I first realized this when I was researching and writing an article for Sojourners Magazine on the first permanent public memorial for sexual assault survivors. I didn’t realize there weren’t any spaces for the rest of us before that. But I sure felt it.
Memorials, monuments, even rituals, are usually reserved for death.
But why? So much of loss is ambiguous and literally everyone experiences ambiguous loss and its associated disenfranchised grief at some point in their lives.
Grief demands space
In order to come to a place of understanding — or healing — one must inhabit the uninhabitable distance between ourselves and our loss events, architect Julian Bonder says in the Places Journal article “On Memory, Trauma, Public Space, Monuments, and Memorials.”
That, he adds, is what artistic and architectural practices can do (emphasis mine). This phrase — inhabit the uninhabitable — has captured my imagination since I first read it.

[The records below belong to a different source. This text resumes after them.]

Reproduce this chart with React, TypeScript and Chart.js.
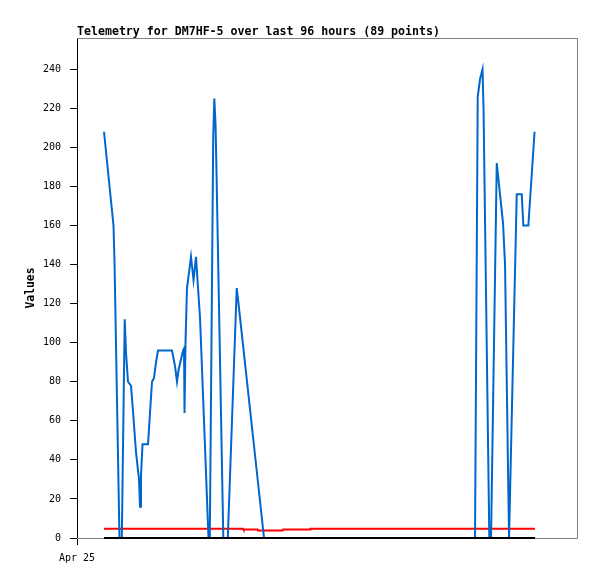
import React, { useEffect, useRef } from "react";
import { Chart, registerables } from "chart.js";

Chart.register(...registerables);

const TITLE = "Telemetry for DM7HF-5 over last 96 hours (89 points)";
const Y_LABEL = "Values";
const X_TICK_LABEL = "Apr 25";
const X_MAX_HOURS = 111.1;
const Y_MAX = 256;
const Y_TICK_STEP = 20;

// hours since Apr 25 00:00
const blueHours = [
  6.0, 8.11, 8.33, 9.44, 9.96, 10.6, 10.89, 11.33, 12.0, 12.44, 13.11, 13.78, 14.0, 14.22, 14.56,
  15.78, 16.22, 16.67, 17.11, 17.56, 18.0, 21.11, 21.78, 22.22, 22.56, 23.56, 23.78, 23.89, 24.11,
  24.44, 24.89, 25.33, 25.89, 26.44, 26.89, 27.33, 28.22, 29.22, 29.51, 30.27, 30.51, 30.78, 31.0,
  32.51, 33.51, 35.49, 35.89, 41.56, 88.44, 89.04, 89.56, 90.11, 90.33, 91.62, 92.0, 93.27, 94.67,
  95.11, 96.0, 97.71, 98.82, 99.18, 100.29, 101.67,
];
const blueValues = [
  208, 160, 142, 0, 0, 112, 95, 80, 78, 65, 44, 30, 16, 32, 48,
  48, 64, 80, 82, 90, 96, 96, 88, 80, 86, 96, 97, 64, 100,
  128, 136, 144, 132, 144, 128, 113, 60, 0, 0, 205, 225, 212, 187,
  0, 0, 128, 120, 0, 0, 226, 235, 240, 220, 0, 0, 192, 161,
  140, 0, 176, 176, 160, 160, 208,
];

const redHours = [6.0, 36.89, 37.0, 40.11, 40.22, 45.67, 45.78, 51.78, 51.89, 101.78];
const redValues = [4.8, 4.8, 4.3, 4.3, 3.8, 3.8, 4.3, 4.3, 4.8, 4.8];

const blackHours = [6.0, 101.78];
const blackValues = [0, 0];

const MONO = "'DejaVu Sans Mono', monospace";

const toPoints = (xs: number[], ys: number[]) => xs.map((x, i) => ({ x, y: ys[i] }));

const framePlugin = {
  id: "frameAndTitle",
  beforeDatasetsDraw(chart: any) {
    const { ctx, chartArea } = chart;
    const { left, right, top, bottom } = chartArea;
    ctx.save();
    ctx.strokeStyle = "#808080";
    ctx.lineWidth = 1;
    ctx.beginPath();
    ctx.moveTo(left, top + 0.5);
    ctx.lineTo(right + 0.5, top + 0.5);
    ctx.lineTo(right + 0.5, bottom + 0.5);
    ctx.lineTo(left, bottom + 0.5);
    ctx.stroke();
    ctx.restore();
  },
  afterDraw(chart: any) {
    const { ctx, chartArea } = chart;
    ctx.save();
    ctx.font = `bold 11.6px ${MONO}`;
    ctx.fillStyle = "#000";
    ctx.textAlign = "left";
    ctx.textBaseline = "alphabetic";
    ctx.fillText(TITLE, chartArea.left, 35);
    ctx.restore();
  },
};

export default function App() {
  const ref = useRef<HTMLCanvasElement | null>(null);

  useEffect(() => {
    if (!ref.current) return;
    const chart = new Chart(ref.current, {
      type: "line",
      data: {
        datasets: [
          {
            label: "zero",
            data: toPoints(blackHours, blackValues),
            borderColor: "#000000",
            borderWidth: 2,
            pointRadius: 0,
            tension: 0,
            clip: 3,
          },
          {
            label: "values",
            data: toPoints(blueHours, blueValues),
            borderColor: "#0066cc",
            borderWidth: 2,
            pointRadius: 0,
            tension: 0,
            clip: 3,
          },
          {
            label: "voltage",
            data: toPoints(redHours, redValues),
            borderColor: "#ff0000",
            borderWidth: 2,
            pointRadius: 0,
            tension: 0,
            clip: 3,
          },
        ],
      },
      options: {
        animation: false,
        responsive: false,
        devicePixelRatio: 1,
        layout: { padding: { top: 38, right: 20, bottom: 0, left: 0 } },
        plugins: {
          legend: { display: false },
          title: { display: false },
          tooltip: { enabled: false },
        },
        scales: {
          x: {
            type: "linear",
            min: 0,
            max: X_MAX_HOURS,
            afterBuildTicks: (axis: any) => {
              axis.ticks = [{ value: 0 }];
            },
            afterFit: (scale: any) => {
              scale.height = 41;
            },
            ticks: {
              callback: () => X_TICK_LABEL,
              color: "#000",
              font: { family: MONO, size: 10 },
              padding: 7,
              maxRotation: 0,
              autoSkip: false,
            },
            grid: {
              display: true,
              drawOnChartArea: false,
              drawTicks: true,
              tickLength: 7,
              color: "#000",
            },
            border: { display: false },
          },
          y: {
            type: "linear",
            min: 0,
            max: Y_MAX,
            afterFit: (scale: any) => {
              scale.width = 77;
            },
            ticks: {
              stepSize: Y_TICK_STEP,
              includeBounds: false,
              color: "#000",
              font: { family: MONO, size: 10 },
              padding: 9,
            },
            grid: {
              display: true,
              drawOnChartArea: false,
              drawTicks: true,
              tickLength: 7,
              color: "#000",
            },
            border: { display: true, color: "#000", width: 1 },
            title: {
              display: true,
              text: Y_LABEL,
              color: "#000",
              font: { family: MONO, size: 11.4, weight: "bold" },
              padding: { top: 24, bottom: 0 },
            },
          },
        },
      },
      plugins: [framePlugin],
    } as any);
    return () => chart.destroy();
  }, []);

  return (
    <div style={{ position: "absolute", left: 0, top: 0, width: 597, height: 579, background: "#fff" }}>
      <canvas ref={ref} width={597} height={579} style={{ display: "block" }} />
    </div>
  );
}
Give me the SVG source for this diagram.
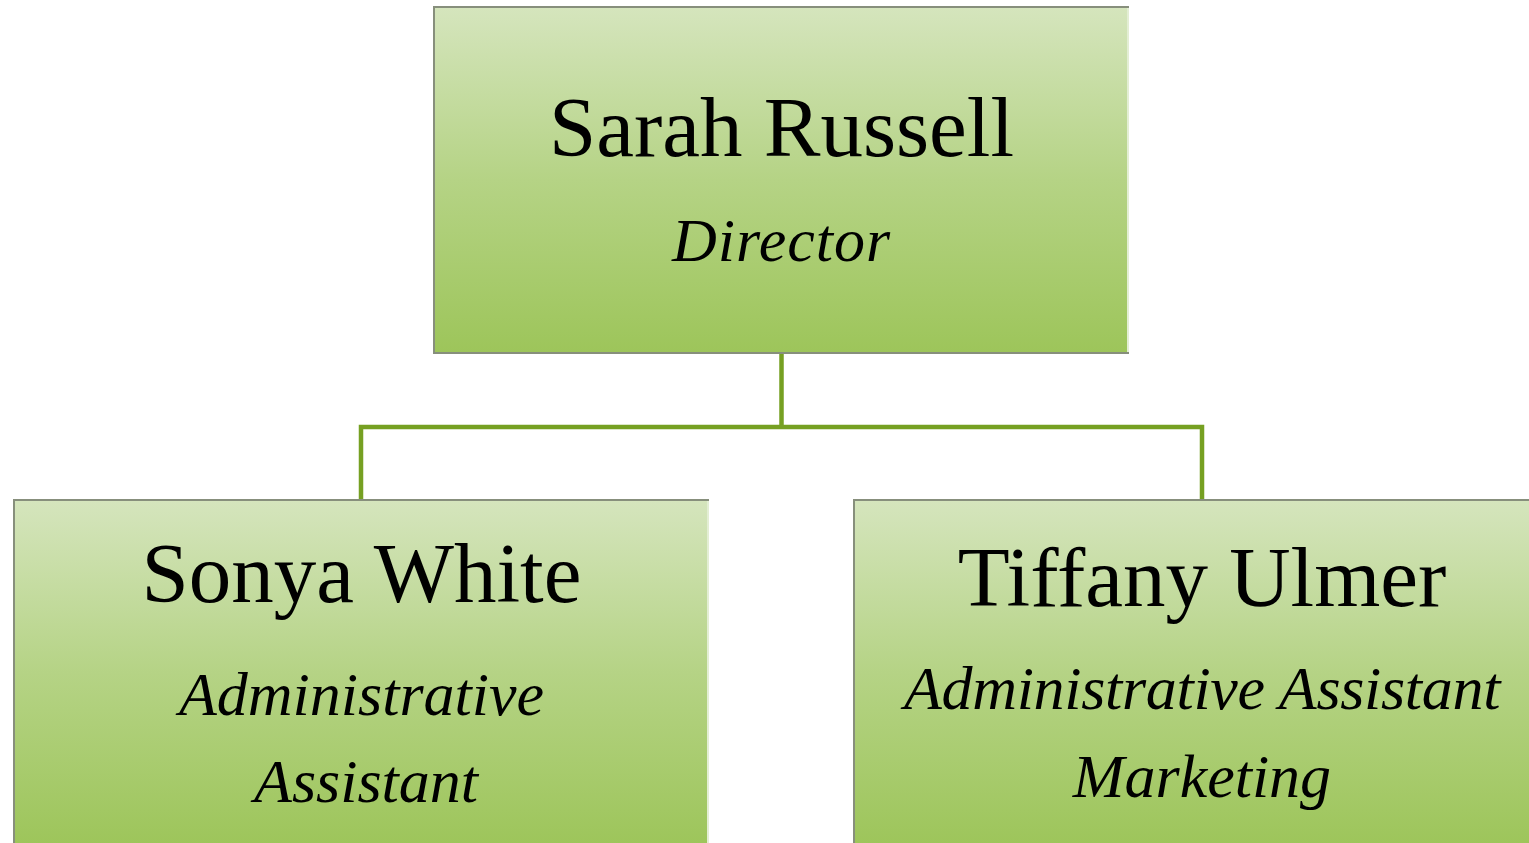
<svg xmlns="http://www.w3.org/2000/svg" width="1529" height="843" viewBox="0 0 1529 843">
  <defs>
    <linearGradient id="g" x1="0" y1="0" x2="0" y2="1">
      <stop offset="0" stop-color="#d5e5bd"/>
      <stop offset="0.5" stop-color="#b5d385"/>
      <stop offset="1" stop-color="#9dc55a"/>
    </linearGradient>
    <style>
      .box { fill: url(#g); }
      .edge { stroke: #878f7c; stroke-width: 2; fill: none; }
      .redge { stroke: #e3eed4; stroke-width: 2; fill: none; }
      .conn { stroke: #76a022; stroke-width: 4.5; fill: none; stroke-linejoin: miter; }
      .name { font-family: "Liberation Serif", "Times New Roman", serif; font-size: 85px; fill: #000; text-anchor: middle; }
      .role { font-family: "Liberation Serif", "Times New Roman", serif; font-style: italic; font-size: 62px; fill: #000; text-anchor: middle; }
    </style>
  </defs>
  <rect width="1529" height="843" fill="#ffffff"/>
  <g id="connectors">
    <path class="conn" d="M781.5 353 V427 M361 500 V427 H1202 V500"/>
  </g>
  <g id="node-sarah">
    <rect class="box" x="434" y="7" width="695" height="346"/>
    <path class="edge" d="M1129 7 H434 V353 H1129"/>
    <path class="redge" d="M1128 8 V352"/>
    <text class="name" x="781.5" y="156">Sarah Russell</text>
    <text class="role" x="781.5" y="261" letter-spacing="1">Director</text>
  </g>
  <g id="node-sonya">
    <rect class="box" x="14" y="500" width="695" height="346"/>
    <path class="edge" d="M709 500 H14 V846"/>
    <path class="redge" d="M708 501 V846"/>
    <text class="name" x="361.5" y="602">Sonya White</text>
    <text class="role" x="361.5" y="715">Administrative</text>
    <text class="role" x="366" y="802">Assistant</text>
  </g>
  <g id="node-tiffany">
    <rect class="box" x="854" y="500" width="696" height="346"/>
    <path class="edge" d="M1550 500 H854 V846"/>
    <text class="name" x="1202" y="606">Tiffany Ulmer</text>
    <text class="role" x="1202" y="709" letter-spacing="-0.3">Administrative Assistant</text>
    <text class="role" x="1202" y="797">Marketing</text>
  </g>
</svg>
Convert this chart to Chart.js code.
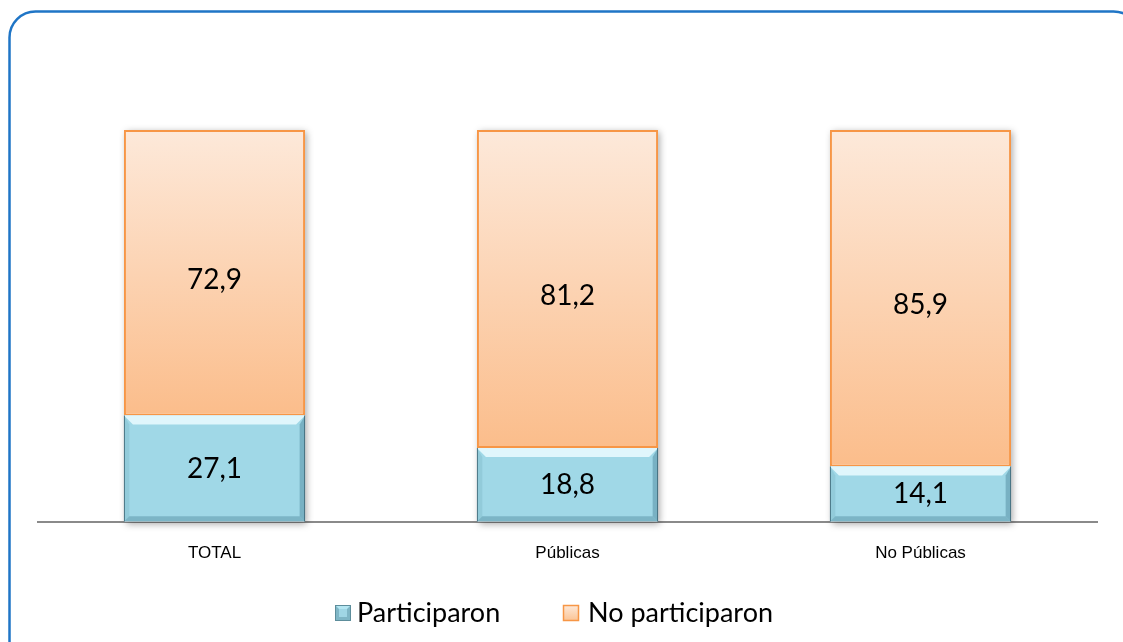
<!DOCTYPE html>
<html lang="es">
<head>
  <meta charset="UTF-8">
  <script src="https://cdn.jsdelivr.net/npm/chart.js"></script>
  <title>Participación</title>
  <style>
    html, body { margin: 0; padding: 0; background: #fff; }
    #wrap { width: 1123px; height: 642px; position: relative; }
  </style>
</head>
<body>
  <div id="wrap"><canvas id="chart" width="1123" height="642"></canvas></div>
  <script>
    const categories = ["TOTAL", "Públicas", "No Públicas"];
    const participaron = [27.1, 18.8, 14.1];
    const noParticiparon = [72.9, 81.2, 85.9];
    const seriesNames = ["Participaron", "No participaron"];

    const fmt = v => v.toFixed(1).replace(".", ",");

    // orange gradient per bar, from top of stack down to its base
    function orangeFill(ctx) {
      const chart = ctx.chart;
      const y = chart.scales.y;
      if (!chart.chartArea || !y) return "#fcd3b0";
      const top = y.getPixelForValue(100);
      const bottom = y.getPixelForValue(participaron[ctx.dataIndex] || 0);
      const g = chart.ctx.createLinearGradient(0, top, 0, bottom);
      g.addColorStop(0, "#fde9da");
      g.addColorStop(1, "#fbbd8b");
      return g;
    }

    const framePlugin = {
      id: "frame",
      beforeDraw(chart) {
        const c = chart.ctx;
        c.save();
        c.fillStyle = "#fff";
        c.fillRect(0, 0, chart.width, chart.height);
        c.strokeStyle = "#1f75c6";
        c.lineWidth = 2.5;
        c.beginPath();
        c.roundRect(9.5, 11.5, 1130, 655, 26);
        c.stroke();
        c.restore();
      }
    };

    const shadowPlugin = {
      id: "barShadow",
      beforeDatasetsDraw(chart) {
        const c = chart.ctx;
        const m0 = chart.getDatasetMeta(0).data;
        const m1 = chart.getDatasetMeta(1).data;
        c.save();
        c.shadowColor = "rgba(0,0,0,0.35)";
        c.shadowBlur = 7;
        c.shadowOffsetX = 2;
        c.shadowOffsetY = 2;
        c.fillStyle = "#fff";
        m0.forEach((b, i) => {
          const top = m1[i].y;
          c.fillRect(b.x - b.width / 2, top, b.width, b.base - top);
        });
        c.restore();
      }
    };

    const bevelPlugin = {
      id: "bevel",
      afterDatasetsDraw(chart) {
        const c = chart.ctx;
        const d = 9;
        chart.getDatasetMeta(0).data.forEach(b => {
          const l = b.x - b.width / 2, r = b.x + b.width / 2, t = b.y, bt = b.base;
          c.save();
          // top light edge
          c.fillStyle = "rgba(235,252,255,0.85)";
          c.beginPath();
          c.moveTo(l, t); c.lineTo(r, t); c.lineTo(r - d, t + d); c.lineTo(l + d, t + d);
          c.closePath(); c.fill();
          // left side
          c.fillStyle = "rgba(120,180,195,0.35)";
          c.beginPath();
          c.moveTo(l, t); c.lineTo(l + d * 0.6, t + d); c.lineTo(l + d * 0.6, bt - d * 0.6); c.lineTo(l, bt);
          c.closePath(); c.fill();
          // right side
          c.fillStyle = "rgba(70,130,150,0.45)";
          c.beginPath();
          c.moveTo(r, t); c.lineTo(r - d * 0.6, t + d); c.lineTo(r - d * 0.6, bt - d * 0.6); c.lineTo(r, bt);
          c.closePath(); c.fill();
          // bottom
          c.fillStyle = "rgba(70,130,150,0.4)";
          c.beginPath();
          c.moveTo(l, bt); c.lineTo(r, bt); c.lineTo(r - d * 0.6, bt - d * 0.6); c.lineTo(l + d * 0.6, bt - d * 0.6);
          c.closePath(); c.fill();
          // outline
          c.strokeStyle = "rgba(60,100,115,0.8)";
          c.lineWidth = 1;
          c.beginPath();
          c.moveTo(l + 0.5, bt); c.lineTo(l + 0.5, t); c.moveTo(r - 0.5, t); c.lineTo(r - 0.5, bt);
          c.stroke();
          c.restore();
        });
      }
    };

    const labelPlugin = {
      id: "valueLabels",
      afterDatasetsDraw(chart) {
        const c = chart.ctx;
        c.save();
        c.font = "28px Lato, 'Open Sans', sans-serif";
        c.fillStyle = "#000";
        c.textAlign = "center";
        c.textBaseline = "middle";
        chart.data.datasets.forEach((ds, di) => {
          chart.getDatasetMeta(di).data.forEach((b, i) => {
            const cy = (b.y + b.base) / 2 + (di === 1 ? 7 : 0);
            c.fillText(fmt(ds.data[i]), b.x, cy);
          });
        });
        c.restore();
      }
    };

    const legendPlugin = {
      id: "customLegend",
      afterDraw(chart) {
        const c = chart.ctx;
        const y = 613;
        c.save();
        // blue box
        c.fillStyle = "#7fb6c6";
        c.fillRect(335, y - 8, 16, 16);
        c.fillStyle = "#b4e6f2";
        c.beginPath(); c.moveTo(335, y - 8); c.lineTo(351, y - 8); c.lineTo(347, y - 4); c.lineTo(339, y - 4); c.closePath(); c.fill();
        c.fillStyle = "#a0d6e5";
        c.fillRect(339, y - 4, 8, 8);
        c.strokeStyle = "#5d8d9b"; c.lineWidth = 1;
        c.strokeRect(335.5, y - 7.5, 15, 15);
        // orange box
        const g = c.createLinearGradient(0, y - 8, 0, y + 8);
        g.addColorStop(0, "#fde9da"); g.addColorStop(1, "#fbc393");
        c.fillStyle = g;
        c.fillRect(563, y - 8, 16, 16);
        c.strokeStyle = "#f79646"; c.lineWidth = 1.5;
        c.strokeRect(563.5, y - 7.5, 15, 15);
        c.fillStyle = "#000";
        c.font = "27px Lato, 'Open Sans', sans-serif";
        c.textBaseline = "middle";
        c.textAlign = "left";
        c.fillText(seriesNames[0], 357, y);
        c.fillText(seriesNames[1], 588, y);
        c.restore();
      }
    };

    new Chart(document.getElementById("chart"), {
      type: "bar",
      data: {
        labels: categories,
        datasets: [
          {
            label: seriesNames[0],
            data: participaron,
            backgroundColor: "#a0d8e7",
            borderWidth: 0
          },
          {
            label: seriesNames[1],
            data: noParticiparon,
            backgroundColor: orangeFill,
            borderColor: "#f79646",
            borderWidth: 2,
            borderSkipped: false
          }
        ]
      },
      options: {
        responsive: false,
        animation: false,
        layout: { padding: { left: 38, right: 26, top: 130, bottom: 56 } },
        datasets: { bar: { categoryPercentage: 1, barPercentage: 0.513 } },
        plugins: { legend: { display: false }, tooltip: { enabled: false } },
        scales: {
          x: {
            stacked: true,
            grid: { display: false, drawTicks: false },
            border: { display: true, color: "#8a8a8a", width: 2 },
            ticks: { color: "#000", font: { family: "'Liberation Sans', Arial, sans-serif", size: 17 }, padding: 22 }
          },
          y: { stacked: true, display: false, min: 0, max: 100 }
        }
      },
      plugins: [framePlugin, shadowPlugin, bevelPlugin, labelPlugin, legendPlugin]
    });
  </script>
</body>
</html>
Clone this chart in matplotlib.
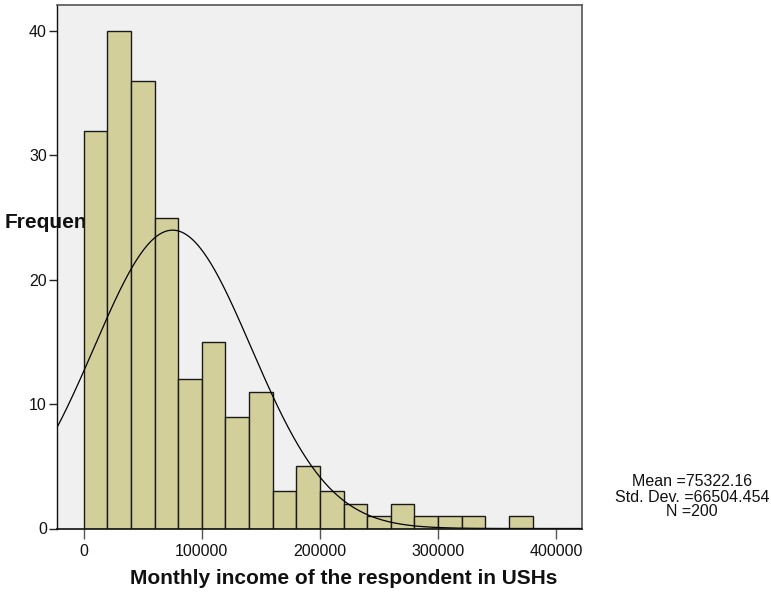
import numpy as np
import matplotlib
matplotlib.use("Agg")
import matplotlib.pyplot as plt

plt.rcParams['font.family'] = ['Liberation Sans', 'DejaVu Sans']

# Data
bin_edges_start = 0
bin_width = 20000
counts = [32, 40, 36, 25, 12, 15, 9, 11, 3, 5, 3, 2, 1, 2, 1, 1, 1, 0, 1]
mean_val = 75322.16
std_val = 66504.454
n_val = 200
x_ticks = [0, 100000, 200000, 300000, 400000]
y_ticks = [0, 10, 20, 30, 40]
x_label = "Monthly income of the respondent in USHs"
y_label = "Frequency"
stats_lines = ["Mean =75322.16", "Std. Dev. =66504.454", "N =200"]

W, H = 771, 593
PT = 72 / 100  # points per pixel
fig = plt.figure(figsize=(W / 100, H / 100), dpi=100)
ax = fig.add_axes([57.3 / W, 1 - 528.5 / H, (582 - 57.3) / W, (528.5 - 5) / H])
ax.set_facecolor('#F0F0F0')

lefts = [bin_edges_start + i * bin_width for i in range(len(counts))]
ax.bar(lefts, counts, width=bin_width, align='edge', color='#D3CF9B',
       edgecolor='#1a1a1a', linewidth=1.0, zorder=1)

xs = np.linspace(-23000, 422000, 600)
ys = n_val * bin_width / (std_val * np.sqrt(2 * np.pi)) * np.exp(-0.5 * ((xs - mean_val) / std_val) ** 2)
ax.plot(xs, ys, color='black', linewidth=0.9, zorder=2)

ax.set_xlim(-22300, 421900)
ax.set_ylim(0, 42.1)
ax.set_xticks(x_ticks)
ax.set_xticklabels([str(v) for v in x_ticks])
ax.set_yticks(y_ticks)
ax.set_yticklabels([str(v) for v in y_ticks])
ax.tick_params(axis='x', direction='out', length=10 * PT, width=1, color='#555555',
               labelsize=11.5, pad=5 * PT, labelcolor='#111111')
ax.tick_params(axis='y', direction='out', length=8 * PT, width=1, color='#222222',
               labelsize=11.5, pad=2.5 * PT, labelcolor='#111111')

for side in ['top', 'right']:
    ax.spines[side].set_color('#555555')
    ax.spines[side].set_linewidth(1.2)
ax.spines['left'].set_color('#111111')
ax.spines['bottom'].set_color('#111111')
ax.spines['left'].set_linewidth(1.0)
ax.spines['bottom'].set_linewidth(1.2)

# x label
fig.text(343.5 / W, 1 - 578 / H, x_label, ha='center', va='center',
         fontsize=15, fontweight='bold', color='#111111')

# y label (drawn under the bars)
ax.text(5 / W, 1 - 222 / H, y_label, transform=fig.transFigure, ha='left', va='center',
        fontsize=15, fontweight='bold', color='#111111', zorder=0.5, clip_on=False)

# stats box
for i, line in enumerate(stats_lines):
    fig.text(692 / W, 1 - (482 + 15 * i) / H, line, ha='center', va='center',
             fontsize=11.5, color='#111111')

fig.savefig('out.png', dpi=100)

Oops: up until right now, I was attributing it to philosopher Gaston Bachelard’s “Poetics of Space.” An understandable conflation as architects are philosophers in their own right. Also, are we sure this turn of phrase isn’t in something literally called POETICS OF SPACE? But I digress.
Back to memorials and monuments, which my fellow etymology nerds will appreciate comes from the Latin monere (to advise, admonish, instruct, remind).
“A monument is an ancient, one might say archetypal, response to the passage of time: a device to stare out time and extinction. Flesh is made stone. Via the monument, we save that which is temporary by connecting it to — or embodying it in — that which is enduring. A monument is an expression in concrete…”
— Martin Auster (emphasis mine)
I can’t help but think of Rilke’s poem Pushing Through.
It’s possible I am pushing through solid rock
in flintlike layers, as the ore lies, alone;
I am such a long way in I see no way through,
and no space: everything is close to my face,
and everything close to my face is stone.
Maybe through inhabiting the uninhabitable, by embodying our grief through place-making and monument-building, we can keep but finally remove the stone from its suffocating closeness. Flesh is made stone.